What does Let’s Encrypt do differently?

Let’s Encrypt, which was announced this week but won’t be ready to use until the second quarter of 2015, describes itself as “a free, automated, and open certificate authority (CA), run for the public’s benefit.” It’s the product of years of work from engineers at Mozilla, Cisco, Akamai, Electronic Frontier Foundation, IdenTrust, and researchers at the University of Michigan. (Disclosure: I used to work for the Electronic Frontier Foundation, and I was aware of Let’s Encrypt while it was being developed.)

If Let’s Encrypt works as advertised, deploying HTTPS correctly and using all of the best practices will be one of the simplest parts of running a website. All it will take is running a command. Currently, HTTPS requires jumping through a variety of complicated hoops that certificate authorities insist on in order prove ownership of domain names. Let’s Encrypt automates this task in seconds, without requiring any human intervention, and at no cost.

The transition to a fully encrypted web won’t be immediate.
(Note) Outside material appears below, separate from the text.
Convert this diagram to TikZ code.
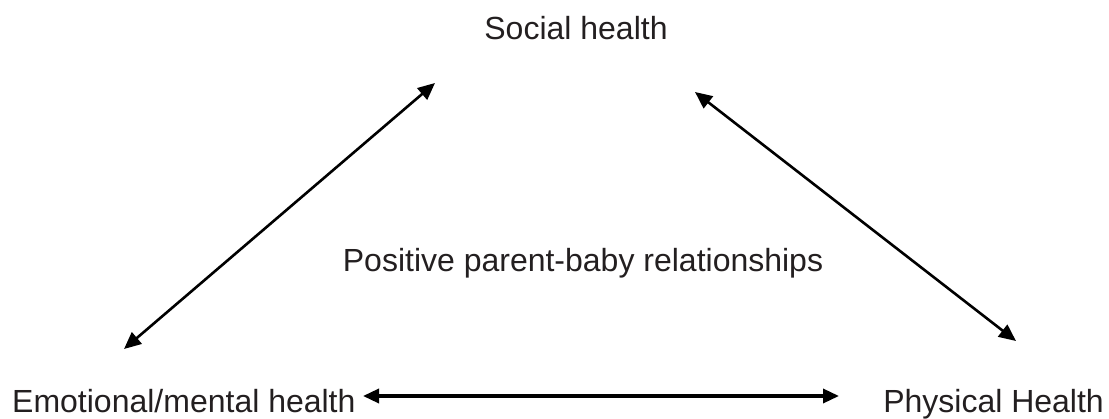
\documentclass[tikz,border=0pt]{standalone}
\usepackage{fontspec}
\setmainfont{Liberation Sans}
\usetikzlibrary{arrows.meta}
\definecolor{txt}{HTML}{231F20}
\begin{document}
\begin{tikzpicture}[x=1pt,y=1pt,
  lbl/.style={inner sep=0pt,anchor=base,text=txt,font=\fontsize{32}{38}\selectfont},
  link/.style={line width=2.6pt,{Triangle[length=17pt,width=15pt]}-{Triangle[length=17pt,width=15pt]}},
  hlink/.style={line width=3.4pt,{Triangle[length=16pt,width=14pt]}-{Triangle[length=16pt,width=14pt]}}]
\useasboundingbox (0,0) rectangle (1109,418);
\node[lbl] (social) at (576,378) {Social health};
\node[lbl] (center) at (583,146) {Positive parent-baby relationships};
\node[lbl,anchor=base west] (emo) at (12,6) {Emotional/mental health};
\node[lbl,anchor=base east] (phys) at (1104,6) {Physical Health};
\coordinate (eTop) at (124,69);
\coordinate (sLeft) at (435,335);
\coordinate (sRight) at (695,326);
\coordinate (pTop) at (1016,77);
\coordinate (eRight) at (363,22);
\coordinate (pLeft) at (839,22);
\draw[link] (eTop) -- (sLeft);
\draw[link] (sRight) -- (pTop);
\draw[hlink] (eRight) -- (pLeft);
\end{tikzpicture}
\end{document}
After Let’s Encrypt is available to the public in 2015, each website will have to actually use it to switch over. And major web hosting companies also need to hop on board for their customers to be able to take advantage of it. If hosting companies start work now to integrate Let’s Encrypt into their services, they could offer HTTPS hosting by default at no extra cost to all their customers by the time it launches.

It’s important to realize that the goal of Let’s Encrypt is to spread HTTPS support across the inherently insecure web, but not necessarily to fix all of the problems with how HTTPS currently works.

The current system relies on a large list of trusted organizations that issue certificates to vouch for the authenticity of web sites. If one of these gets hacked—which has happened—or if a government compels them to vouch for malicious websites, it can undermine the security of HTTPS. This has always been an issue with the protocol.

So a fully-encrypted web would not be foolproof against attacks. But it would seriously impede dragnet internet surveillance from working, forcing spy agencies to target specific websites for attack (and risk getting caught) rather than silently gathering it all up without anyone having any way of knowing. And attacks against HTTPS are out-of-reach for most hackers that can’t send legal orders to certificate authorities—making all internet users safer.